═══ INPUT MATERIAL
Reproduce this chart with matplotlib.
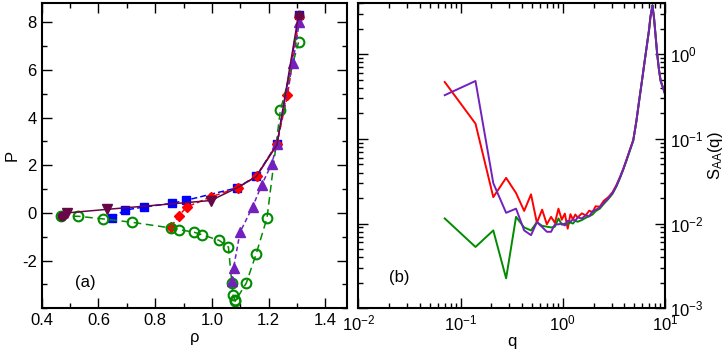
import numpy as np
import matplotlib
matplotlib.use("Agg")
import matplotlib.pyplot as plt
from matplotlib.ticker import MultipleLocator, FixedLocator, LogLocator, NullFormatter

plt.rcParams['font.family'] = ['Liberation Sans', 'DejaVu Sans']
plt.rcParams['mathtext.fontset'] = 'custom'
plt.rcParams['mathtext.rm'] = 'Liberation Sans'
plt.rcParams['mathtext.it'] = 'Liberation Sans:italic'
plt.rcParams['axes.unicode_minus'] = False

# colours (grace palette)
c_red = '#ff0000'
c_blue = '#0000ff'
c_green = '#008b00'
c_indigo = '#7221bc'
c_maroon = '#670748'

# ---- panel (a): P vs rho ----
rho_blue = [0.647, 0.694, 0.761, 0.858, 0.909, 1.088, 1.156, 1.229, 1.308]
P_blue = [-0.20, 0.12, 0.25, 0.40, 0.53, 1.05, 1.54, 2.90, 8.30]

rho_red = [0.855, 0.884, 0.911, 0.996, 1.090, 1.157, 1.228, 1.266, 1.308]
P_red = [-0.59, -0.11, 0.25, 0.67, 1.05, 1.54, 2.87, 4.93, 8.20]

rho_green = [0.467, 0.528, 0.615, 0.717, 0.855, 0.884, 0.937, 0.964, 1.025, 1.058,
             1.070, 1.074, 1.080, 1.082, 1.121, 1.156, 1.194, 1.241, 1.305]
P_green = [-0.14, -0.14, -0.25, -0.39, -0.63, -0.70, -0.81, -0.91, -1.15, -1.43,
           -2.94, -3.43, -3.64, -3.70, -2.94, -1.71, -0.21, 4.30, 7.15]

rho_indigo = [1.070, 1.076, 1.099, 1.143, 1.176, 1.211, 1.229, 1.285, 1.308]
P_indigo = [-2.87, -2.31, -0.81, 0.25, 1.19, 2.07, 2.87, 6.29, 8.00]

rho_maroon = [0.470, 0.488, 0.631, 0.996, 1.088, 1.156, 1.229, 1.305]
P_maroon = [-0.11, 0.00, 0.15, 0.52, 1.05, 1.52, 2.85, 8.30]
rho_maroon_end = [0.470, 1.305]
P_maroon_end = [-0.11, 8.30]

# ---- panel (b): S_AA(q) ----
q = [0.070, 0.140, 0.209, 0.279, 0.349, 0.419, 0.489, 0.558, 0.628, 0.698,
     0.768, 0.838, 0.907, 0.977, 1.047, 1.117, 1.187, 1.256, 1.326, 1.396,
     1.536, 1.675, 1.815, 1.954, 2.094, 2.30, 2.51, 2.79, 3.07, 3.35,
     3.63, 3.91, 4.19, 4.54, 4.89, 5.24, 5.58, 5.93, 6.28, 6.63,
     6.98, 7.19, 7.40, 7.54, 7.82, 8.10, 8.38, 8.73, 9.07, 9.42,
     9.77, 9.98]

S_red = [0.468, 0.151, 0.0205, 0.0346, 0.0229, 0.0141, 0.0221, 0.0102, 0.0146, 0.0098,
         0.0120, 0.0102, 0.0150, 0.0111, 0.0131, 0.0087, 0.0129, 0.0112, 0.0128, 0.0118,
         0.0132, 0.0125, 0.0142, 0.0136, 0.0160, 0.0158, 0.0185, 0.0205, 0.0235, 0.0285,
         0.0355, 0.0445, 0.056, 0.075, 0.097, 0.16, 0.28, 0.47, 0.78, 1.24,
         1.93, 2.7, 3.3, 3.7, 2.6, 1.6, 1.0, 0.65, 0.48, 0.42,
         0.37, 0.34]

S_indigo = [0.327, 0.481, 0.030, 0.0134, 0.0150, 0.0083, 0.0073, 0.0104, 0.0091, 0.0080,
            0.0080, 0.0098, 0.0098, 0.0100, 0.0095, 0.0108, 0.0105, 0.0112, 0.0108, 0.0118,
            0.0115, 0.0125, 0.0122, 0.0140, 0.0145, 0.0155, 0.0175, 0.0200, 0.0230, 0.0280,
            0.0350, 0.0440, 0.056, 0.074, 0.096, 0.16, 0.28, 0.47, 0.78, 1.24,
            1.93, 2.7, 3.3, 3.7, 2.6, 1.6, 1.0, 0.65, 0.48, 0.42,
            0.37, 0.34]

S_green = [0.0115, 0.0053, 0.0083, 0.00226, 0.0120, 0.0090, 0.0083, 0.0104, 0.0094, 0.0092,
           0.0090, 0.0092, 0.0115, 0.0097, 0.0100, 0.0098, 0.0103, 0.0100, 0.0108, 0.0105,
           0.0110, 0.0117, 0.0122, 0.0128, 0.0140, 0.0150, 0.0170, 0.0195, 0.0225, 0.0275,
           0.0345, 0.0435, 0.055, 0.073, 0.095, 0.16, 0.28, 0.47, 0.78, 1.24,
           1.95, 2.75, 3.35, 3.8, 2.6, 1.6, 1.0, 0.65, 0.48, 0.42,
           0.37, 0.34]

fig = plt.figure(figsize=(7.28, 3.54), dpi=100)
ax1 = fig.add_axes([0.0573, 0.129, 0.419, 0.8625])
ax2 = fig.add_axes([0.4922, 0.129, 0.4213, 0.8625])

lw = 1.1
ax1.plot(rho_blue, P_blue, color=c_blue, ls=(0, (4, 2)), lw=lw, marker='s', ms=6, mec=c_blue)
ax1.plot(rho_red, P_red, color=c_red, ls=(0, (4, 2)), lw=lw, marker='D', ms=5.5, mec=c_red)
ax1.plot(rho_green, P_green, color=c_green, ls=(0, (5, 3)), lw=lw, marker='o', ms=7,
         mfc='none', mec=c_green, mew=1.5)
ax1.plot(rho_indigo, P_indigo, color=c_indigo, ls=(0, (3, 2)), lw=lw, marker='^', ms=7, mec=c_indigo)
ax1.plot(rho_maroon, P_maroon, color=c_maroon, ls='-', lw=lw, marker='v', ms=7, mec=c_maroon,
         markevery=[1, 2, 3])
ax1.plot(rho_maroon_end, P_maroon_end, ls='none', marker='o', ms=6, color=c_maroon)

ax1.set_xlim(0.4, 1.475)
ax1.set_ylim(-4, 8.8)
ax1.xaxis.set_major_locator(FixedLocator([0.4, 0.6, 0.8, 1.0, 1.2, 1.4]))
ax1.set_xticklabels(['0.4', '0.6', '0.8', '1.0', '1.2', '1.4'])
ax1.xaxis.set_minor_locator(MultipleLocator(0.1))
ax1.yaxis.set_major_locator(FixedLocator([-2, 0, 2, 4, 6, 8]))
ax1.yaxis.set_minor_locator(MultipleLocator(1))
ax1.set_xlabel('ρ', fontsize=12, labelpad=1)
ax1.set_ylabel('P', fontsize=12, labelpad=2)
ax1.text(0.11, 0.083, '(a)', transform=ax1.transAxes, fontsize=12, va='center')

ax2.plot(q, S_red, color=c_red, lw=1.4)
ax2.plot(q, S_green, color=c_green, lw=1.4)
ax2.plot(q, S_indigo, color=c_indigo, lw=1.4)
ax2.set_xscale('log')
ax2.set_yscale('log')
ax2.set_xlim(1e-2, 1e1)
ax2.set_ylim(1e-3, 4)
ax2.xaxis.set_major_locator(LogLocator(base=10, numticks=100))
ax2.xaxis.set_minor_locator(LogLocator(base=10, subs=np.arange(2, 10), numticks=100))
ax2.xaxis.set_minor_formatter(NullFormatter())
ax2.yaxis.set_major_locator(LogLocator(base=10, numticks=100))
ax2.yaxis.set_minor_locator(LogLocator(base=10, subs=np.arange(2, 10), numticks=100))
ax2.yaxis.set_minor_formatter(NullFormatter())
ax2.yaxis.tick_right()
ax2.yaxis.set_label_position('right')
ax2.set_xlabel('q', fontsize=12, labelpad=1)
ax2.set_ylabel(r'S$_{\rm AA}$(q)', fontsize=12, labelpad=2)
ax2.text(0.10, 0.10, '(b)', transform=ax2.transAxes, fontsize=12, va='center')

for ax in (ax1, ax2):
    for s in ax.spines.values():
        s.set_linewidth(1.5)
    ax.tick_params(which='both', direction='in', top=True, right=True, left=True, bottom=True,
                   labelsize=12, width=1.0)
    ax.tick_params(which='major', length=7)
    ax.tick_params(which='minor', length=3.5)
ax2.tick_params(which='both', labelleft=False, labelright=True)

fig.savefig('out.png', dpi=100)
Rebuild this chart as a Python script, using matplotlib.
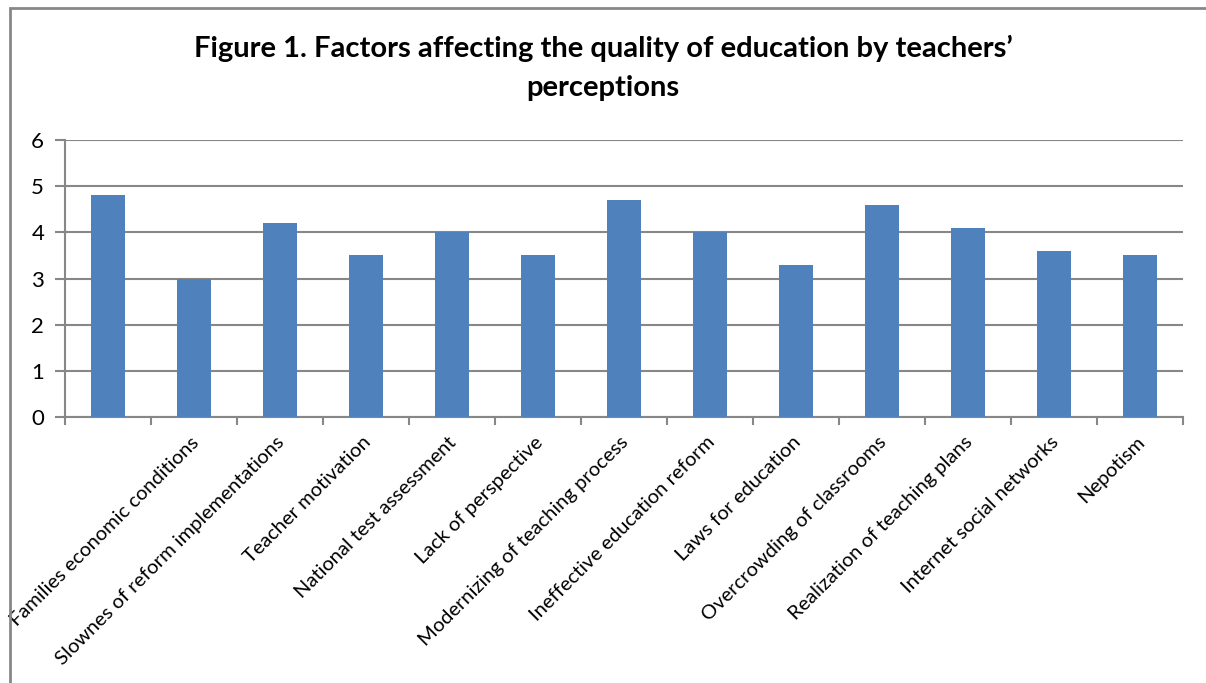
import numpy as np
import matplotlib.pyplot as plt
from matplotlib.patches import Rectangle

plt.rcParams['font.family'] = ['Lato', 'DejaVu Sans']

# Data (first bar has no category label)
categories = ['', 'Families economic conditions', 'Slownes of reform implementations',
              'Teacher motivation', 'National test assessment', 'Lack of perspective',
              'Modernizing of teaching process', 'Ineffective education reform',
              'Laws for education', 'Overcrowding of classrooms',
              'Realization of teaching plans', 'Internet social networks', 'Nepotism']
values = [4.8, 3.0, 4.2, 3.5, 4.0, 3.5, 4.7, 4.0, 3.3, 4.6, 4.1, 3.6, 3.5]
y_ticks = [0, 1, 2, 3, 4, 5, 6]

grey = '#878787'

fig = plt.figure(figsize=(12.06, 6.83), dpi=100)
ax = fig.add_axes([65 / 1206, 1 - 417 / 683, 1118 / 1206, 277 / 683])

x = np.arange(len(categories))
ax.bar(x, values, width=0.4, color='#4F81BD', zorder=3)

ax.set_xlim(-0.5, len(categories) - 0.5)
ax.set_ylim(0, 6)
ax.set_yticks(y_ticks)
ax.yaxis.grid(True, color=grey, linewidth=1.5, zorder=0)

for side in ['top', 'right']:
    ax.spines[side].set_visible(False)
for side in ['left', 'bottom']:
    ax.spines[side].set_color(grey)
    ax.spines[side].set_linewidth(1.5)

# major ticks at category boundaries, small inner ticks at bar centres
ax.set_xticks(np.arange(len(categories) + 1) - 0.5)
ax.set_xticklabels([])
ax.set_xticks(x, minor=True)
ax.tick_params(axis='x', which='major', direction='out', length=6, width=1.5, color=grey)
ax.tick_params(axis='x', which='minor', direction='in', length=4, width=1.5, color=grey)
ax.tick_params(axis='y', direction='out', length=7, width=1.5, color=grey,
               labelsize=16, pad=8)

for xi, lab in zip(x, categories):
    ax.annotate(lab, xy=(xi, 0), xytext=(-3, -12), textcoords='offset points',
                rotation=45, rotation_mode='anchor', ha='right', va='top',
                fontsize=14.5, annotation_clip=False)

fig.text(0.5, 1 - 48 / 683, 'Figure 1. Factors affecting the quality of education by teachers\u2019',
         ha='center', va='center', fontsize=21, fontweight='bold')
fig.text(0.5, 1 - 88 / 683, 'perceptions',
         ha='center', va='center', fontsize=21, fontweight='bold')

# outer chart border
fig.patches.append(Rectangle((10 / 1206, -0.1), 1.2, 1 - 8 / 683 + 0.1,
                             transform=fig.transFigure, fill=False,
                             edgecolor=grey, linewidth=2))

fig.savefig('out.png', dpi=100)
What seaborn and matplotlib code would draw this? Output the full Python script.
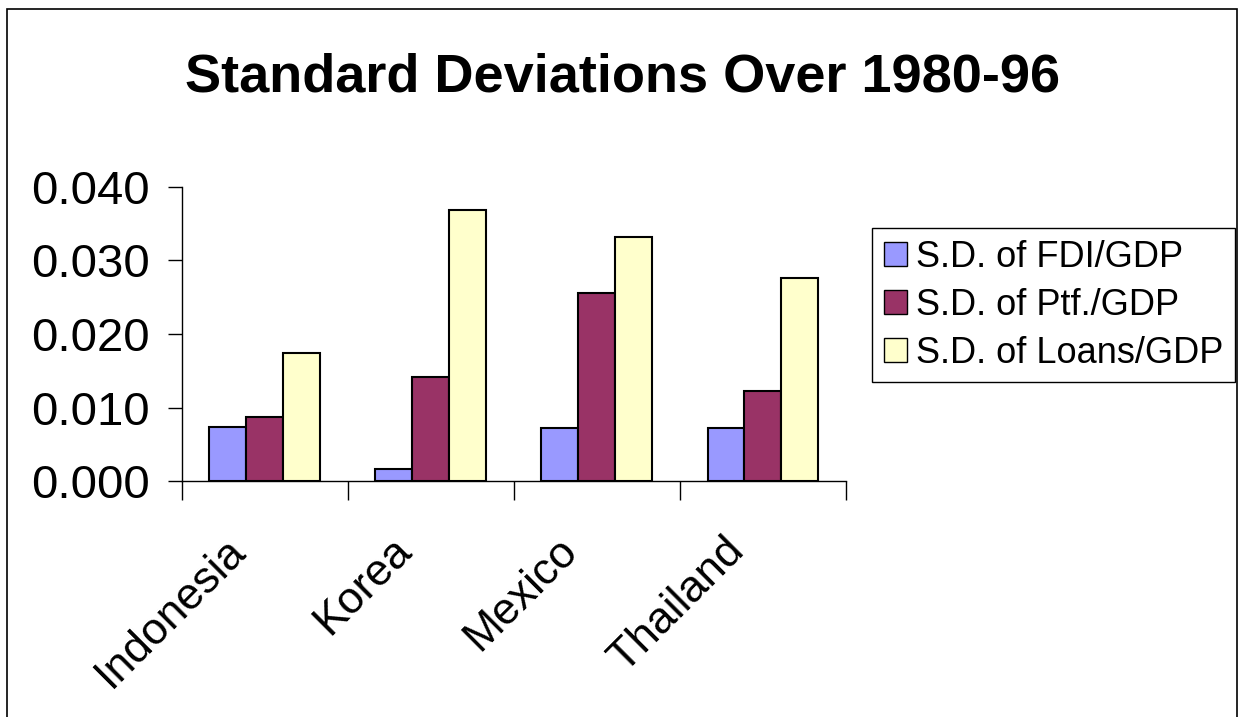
══════
**WHAT THE TASK ASKS:** Copy exactly the stretch of lines from the one containing "Rebuild this chart" through the one containing "plt.rcParams['font.family'] = ['Lato', 'DejaVu", both included. Leave out any pictures.

**COMPLETE OUTPUT:**
Rebuild this chart as a Python script, using matplotlib.
import numpy as np
import matplotlib.pyplot as plt
from matplotlib.patches import Rectangle

plt.rcParams['font.family'] = ['Lato', 'DejaVu Sans']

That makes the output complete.